I recently chewed into Netbug about a post of his on environmentalism. He was arguing that man couldn’t cause global warming because, as a documentary that aired on BBC4 argued, we can’t compete with the sun. That’s just the sort of thing that’s great at misleading people (even otherwise smart people capable of Googling, like Netbug) — it has just enough ring of truth to it to make you believe it. This documentary makes a number of points which are true, but not important or worse, wrong-headed. Then it sprinkles in some minority opinions, a fair helping of conspiracy theory (global warming is a conspiracy by Maggie Thatcher to break the unions!
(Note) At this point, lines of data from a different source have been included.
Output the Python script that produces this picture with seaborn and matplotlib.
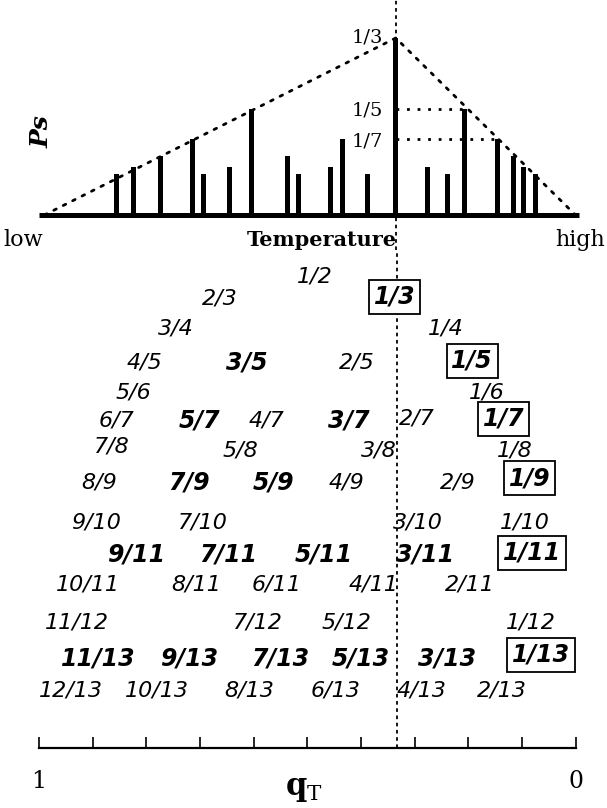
import matplotlib
matplotlib.use("Agg")
import matplotlib.pyplot as plt
from matplotlib.transforms import offset_copy
from fractions import Fraction
import numpy as np
import pandas as pd
import seaborn as sns

# ---------------------------------------------------------------------------
# Temperature panel: stable phases (bars) and their Ps values
# ---------------------------------------------------------------------------
bar_phases = ["11/13", "9/11", "7/9", "5/7", "9/13", "7/11", "3/5", "5/9", "7/13", "5/11",
              "3/7", "5/13", "1/3", "3/11", "3/13", "1/5", "1/7", "1/9", "1/11", "1/13"]
bar_temperature = [0.145, 0.177, 0.226, 0.287, 0.306, 0.356, 0.397, 0.464, 0.483, 0.544,
                   0.565, 0.613, 0.665, 0.725, 0.762, 0.794, 0.854, 0.884, 0.904, 0.925]
bar_ps = [1/13, 1/11, 1/9, 1/7, 1/13, 1/11, 1/5, 1/9, 1/13, 1/11,
          1/7, 1/13, 1/3, 1/11, 1/13, 1/5, 1/7, 1/9, 1/11, 1/13]

envelope_temperature = [0.01, 0.665, 1.0]
envelope_ps = [0.0, 1/3, 0.0]

marked_ps = ["1/3", "1/5", "1/7"]

# ---------------------------------------------------------------------------
# Fractions q_T, one list per line of the table
# ---------------------------------------------------------------------------
fractions_2 = ["1/2"]
fractions_3 = ["2/3", "1/3"]
fractions_4 = ["3/4", "1/4"]
fractions_5 = ["4/5", "3/5", "2/5", "1/5"]
fractions_6 = ["5/6", "1/6"]
fractions_7 = ["6/7", "5/7", "4/7", "3/7", "2/7", "1/7"]
fractions_8 = ["7/8", "5/8", "3/8", "1/8"]
fractions_9 = ["8/9", "7/9", "5/9", "4/9", "2/9", "1/9"]
fractions_10 = ["9/10", "7/10", "3/10", "1/10"]
fractions_11_odd = ["9/11", "7/11", "5/11", "3/11", "1/11"]
fractions_11_even = ["10/11", "8/11", "6/11", "4/11", "2/11"]
fractions_12 = ["11/12", "7/12", "5/12", "1/12"]
fractions_13_odd = ["11/13", "9/13", "7/13", "5/13", "3/13", "1/13"]
fractions_13_even = ["12/13", "10/13", "8/13", "6/13", "4/13", "2/13"]

bold_fractions = ["3/5", "5/7", "3/7", "7/9", "5/9", "9/11", "7/11", "5/11", "3/11",
                  "11/13", "9/13", "7/13", "5/13", "3/13"]
boxed_fractions = ["1/3", "1/5", "1/7", "1/9", "1/11", "1/13"]

q_ticks = [1.0, 0.9, 0.8, 0.7, 0.6, 0.5, 0.4, 0.3, 0.2, 0.1, 0.0]
q_tick_labels = ["1", "", "", "", "", "", "", "", "", "", "0"]

# ---------------------------------------------------------------------------
# Layout (pixels on a 607 x 808 canvas)
# ---------------------------------------------------------------------------
W, H = 607, 808
rows = [(fractions_2, 276), (fractions_3, 297), (fractions_4, 329), (fractions_5, 362),
        (fractions_6, 392), (fractions_7, 420), (fractions_8, 451), (fractions_9, 483),
        (fractions_10, 522), (fractions_11_odd, 555), (fractions_11_even, 585),
        (fractions_12, 622), (fractions_13_odd, 659), (fractions_13_even, 691)]

# hand placement of individual labels (dx, dy) in pixels
label_nudge = {
    "1/2": (8, 0), "2/3": (2, 1), "1/3": (-2, 0), "3/4": (3, 0), "1/4": (4, 0),
    "4/5": (-2, 0), "3/5": (-7, 0), "2/5": (-4, 0), "1/5": (4, -1),
    "5/6": (5, 0), "1/6": (1, 0),
    "6/7": (1, 0), "5/7": (7, 0), "4/7": (-2, 0), "3/7": (3, 0), "2/7": (-5, -1), "1/7": (5, -1),
    "7/8": (6, -4), "3/8": (5, 0), "1/8": (6, -1),
    "8/9": (1, 0), "7/9": (31, 0), "5/9": (-4, 0), "4/9": (9, 0), "2/9": (2, 0), "1/9": (14, -5),
    "9/10": (3, 0), "7/10": (3, 0), "3/10": (3, 0), "1/10": (3, 0),
    "7/11": (-6, 0), "5/11": (-8, 0), "3/11": (-4, 0), "1/11": (5, -2),
    "8/11": (11, 0), "6/11": (-6, 0), "4/11": (-7, 0), "2/11": (-8, 0),
    "11/12": (-7, 0), "7/12": (-5, 0), "5/12": (-5, 0),
    "11/13": (-23, 0), "9/13": (-15, 0), "7/13": (-6, 0), "5/13": (-8, 0), "3/13": (-5, 0),
    "1/13": (7, -4),
    "12/13": (-9, 0), "10/13": (-6, 0), "8/13": (4, 0), "6/13": (8, 0), "4/13": (11, 0),
    "2/13": (9, 0),
}

X0, SPAN = 39.0, 536.5        # x pixel of q=1 (low T) and pixel length of the unit interval
BASE_Y, PS_SCALE = 215.0, 531.0
AXIS_Y = 748.0

sns.set_theme(style="white")
plt.rcParams["font.family"] = ["DejaVu Sans"]
plt.rcParams["mathtext.fontset"] = "dejavuserif"
plt.rcParams["text.color"] = "black"
plt.rcParams["xtick.color"] = "black"
plt.rcParams["axes.labelcolor"] = "black"

fig = plt.figure(figsize=(W / 100, H / 100), dpi=100)
fig.patch.set_facecolor("white")


def px_rect(left, top, right, bottom):
    return [left / W, 1 - bottom / H, (right - left) / W, (bottom - top) / H]


ax_top = fig.add_axes(px_rect(0, 0, W, 250))
ax_low = fig.add_axes(px_rect(0, 250, W, AXIS_Y))
for ax in (ax_top, ax_low):
    ax.set_facecolor("none")

dotted = (0, (1, 2.8))
serif = "DejaVu Serif"

# ---------------------------------------------------------------- top panel
bars = pd.DataFrame({"phase": bar_phases, "T": bar_temperature, "Ps": bar_ps})
min_gap = np.min(np.diff(np.unique(bars["T"])))
bar_width_px = 5.0
sns.barplot(data=bars, x="T", y="Ps", native_scale=True, color="black", saturation=1,
            errorbar=None, width=bar_width_px / (min_gap * SPAN), linewidth=0, ax=ax_top,
            zorder=3)

sns.lineplot(x=envelope_temperature, y=envelope_ps, ax=ax_top, color="black",
             linewidth=2.0, linestyle=dotted, dash_capstyle="round", zorder=2)

ax_top.hlines(0, 0.0, 1.006, color="black", linewidth=3.6, zorder=4)

peak_T = bar_temperature[bar_phases.index("1/3")]
ax_top.axvline(peak_T, color="black", linewidth=1.3, linestyle=(0, (2, 2)), zorder=1)

for m in marked_ps:
    val = float(Fraction(m))
    if m != "1/3":
        end_T = bar_temperature[bar_phases.index(m)]
        ax_top.hlines(val, peak_T, end_T, color="black", linewidth=2.0,
                      linestyle=dotted, zorder=2)
    tr = offset_copy(ax_top.transData, fig=fig, x=-13, y=-2 if m != "1/3" else 1,
                     units="dots")
    ax_top.text(peak_T, val, m, transform=tr, ha="right", va="center",
                family=serif, fontsize=14, color="black")

ax_top.set_xlim(-X0 / SPAN, (W - X0) / SPAN)
ax_top.set_ylim(-(250 - BASE_Y) / PS_SCALE, BASE_Y / PS_SCALE)
ax_top.set_xlabel("")
ax_top.set_ylabel("")
ax_top.set_xticks([])
ax_top.set_yticks([])
for s in ax_top.spines.values():
    s.set_visible(False)

ax_top.text(42 / W, 1 - 132 / 250, "Ps", transform=ax_top.transAxes, rotation=90,
            ha="center", va="center", family=serif, weight="bold", style="italic",
            fontsize=18)
ax_top.text(3 / W, 1 - 246 / 250, "low", transform=ax_top.transAxes, ha="left",
            va="baseline", family=serif, fontsize=16)
ax_top.text(605 / W, 1 - 246 / 250, "high", transform=ax_top.transAxes, ha="right",
            va="baseline", family=serif, fontsize=16)
ax_top.text(322 / W, 1 - 246 / 250, "Temperature", transform=ax_top.transAxes,
            ha="center", va="baseline", family=serif, weight="bold", fontsize=15)

# ---------------------------------------------------------------- fraction table
q_left = (X0 + SPAN) / SPAN          # q at pixel x = 0
q_right = (X0 + SPAN - W) / SPAN     # q at pixel x = W
ax_low.set_xlim(q_left, q_right)
ax_low.set_ylim(AXIS_Y, 250)

ax_low.axvline(float(Fraction("1/3")), color="black", linewidth=1.3,
               linestyle=(0, (2, 2)), zorder=1)

for labels, y in rows:
    for lab in labels:
        q = float(Fraction(lab))
        dx, dy = label_nudge.get(lab, (0, 0))
        tr = offset_copy(ax_low.transData, fig=fig, x=dx, y=-dy, units="dots")
        kw = dict(transform=tr, ha="center", va="center", color="black", zorder=3,
                  family="DejaVu Sans", style="oblique")
        if lab in boxed_fractions:
            ax_low.text(q, y, lab, fontsize=17, weight="bold",
                        bbox=dict(boxstyle="square,pad=0.2", facecolor="white",
                                  edgecolor="black", linewidth=1.3), **kw)
        elif lab in bold_fractions:
            ax_low.text(q, y, lab, fontsize=17, weight="bold", **kw)
        else:
            ax_low.text(q, y, lab, fontsize=16, **kw)

# q_T axis
for side in ("left", "right", "top"):
    ax_low.spines[side].set_visible(False)
ax_low.spines["bottom"].set_visible(True)
ax_low.spines["bottom"].set_color("black")
ax_low.spines["bottom"].set_linewidth(1.6)
ax_low.spines["bottom"].set_bounds(0, 1)
ax_low.set_xticks(q_ticks)
ax_low.set_xticklabels(q_tick_labels, family=serif, fontsize=17, color="black")
ax_low.set_yticks([])
ax_low.tick_params(axis="x", direction="in", length=8, width=1.2, color="black",
                   pad=16, bottom=True, top=False)
ax_low.grid(False)
ax_low.text(0.5, -(789 - AXIS_Y) / (AXIS_Y - 250), r"$\mathbf{q}_{\mathrm{T}}$",
            transform=ax_low.transAxes, ha="center", va="center", fontsize=22,
            color="black")

fig.savefig("out.png", dpi=100, facecolor="white")
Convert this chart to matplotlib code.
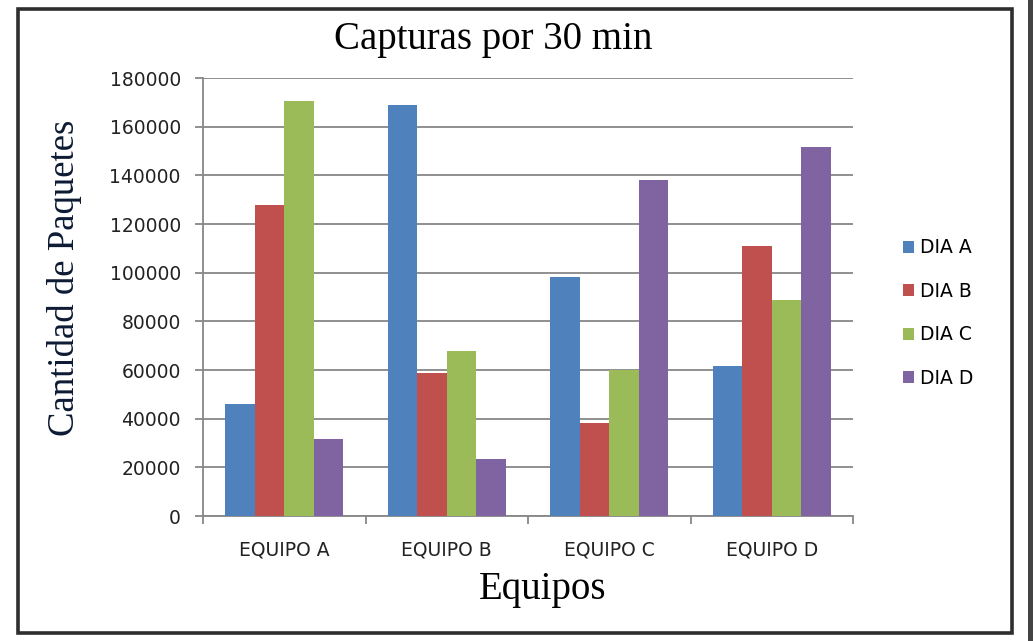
import matplotlib
matplotlib.use("Agg")
import matplotlib.pyplot as plt
from matplotlib.patches import Rectangle
import numpy as np

# data
equipos = ["EQUIPO A", "EQUIPO B", "EQUIPO C", "EQUIPO D"]
dias = ["DIA A", "DIA B", "DIA C", "DIA D"]
dia_a = [46000, 169000, 98300, 61500]
dia_b = [128000, 58700, 38400, 111000]
dia_c = [170500, 68000, 60000, 88700]
dia_d = [31500, 23300, 138000, 151500]
colores = ["#4F81BD", "#C0504D", "#9BBB59", "#8064A2"]

W, H = 1033, 641
fig = plt.figure(figsize=(W / 100, H / 100), dpi=100)
ax = fig.add_axes([203 / W, 1 - 516 / H, 650 / W, 438 / H])

x = np.arange(len(equipos))
bar_w = 1 / 5.5
series = [dia_a, dia_b, dia_c, dia_d]
for i, (vals, col, lab) in enumerate(zip(series, colores, dias)):
    ax.bar(x + (i - 1.5) * bar_w, vals, bar_w, color=col, label=lab, zorder=3)

ax.set_xlim(-0.5, 3.5)
ax.set_ylim(0, 180000)
ax.set_yticks(np.arange(0, 180001, 20000))
ax.yaxis.grid(True, color="#878787", linewidth=1.3, zorder=0)
ax.set_axisbelow(True)

for s in ["top", "right"]:
    ax.spines[s].set_visible(False)
for s in ["left", "bottom"]:
    ax.spines[s].set_color("#878787")
    ax.spines[s].set_linewidth(1.3)

ax.set_xticks(x)
ax.set_xticklabels(equipos)
ax.tick_params(axis="x", length=0, pad=18, labelsize=13.5, colors="#222222")
ax.set_xticks(np.arange(-0.5, 4, 1), minor=True)
ax.tick_params(axis="x", which="minor", length=6, width=1.3, color="#878787")
ax.tick_params(axis="y", length=6, width=1.3, color="#878787", pad=10,
               labelsize=13.5, labelcolor="#222222")

fig.text(493 / W, 1 - 40 / H, "Capturas por 30 min", family="Liberation Serif",
         fontsize=28, ha="center", va="center")
fig.text(65 / W, 1 - 278 / H, "Cantidad de Paquetes", family="Liberation Serif",
         fontsize=26.5, ha="center", va="center", rotation=90, color="#0d1a33")
fig.text(543 / W, 1 - 590 / H, "Equipos", family="Liberation Serif",
         fontsize=28, ha="center", va="center")

fig.legend(loc="center left", bbox_to_anchor=(886 / W, 1 - 313 / H), frameon=False,
           fontsize=13.5, handlelength=0.6, handleheight=0.6, handletextpad=0.3,
           labelspacing=1.3)

# outer frame like the screenshot
fig.patches.append(Rectangle((18 / W, 1 - 633 / H), 994 / W, 624 / H, transform=fig.transFigure,
                             fill=False, edgecolor="#2e2e2e", linewidth=2.6))
fig.patches.append(Rectangle((1028 / W, 0), 5 / W, 1, transform=fig.transFigure,
                             facecolor="#444444", edgecolor="none"))

fig.savefig("out.png", dpi=100)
Scientists take the dirty british money, but not the money of oil companies — no, if they did, they’d be richer and wouldn’t be doing some slumdog documentary film!) and some selective editing to sucker people in. Then Netbug finished off his post with a statement about how stupid the environmentalism movement has gotten with a clip from Penn & Teller about circulating a petition to ban water at some green rally, and all the people who signed it. Of course, that says less about the environmental movement in general, and more about people’s willingness to sign something they didn’t fully read or understand while at a rally.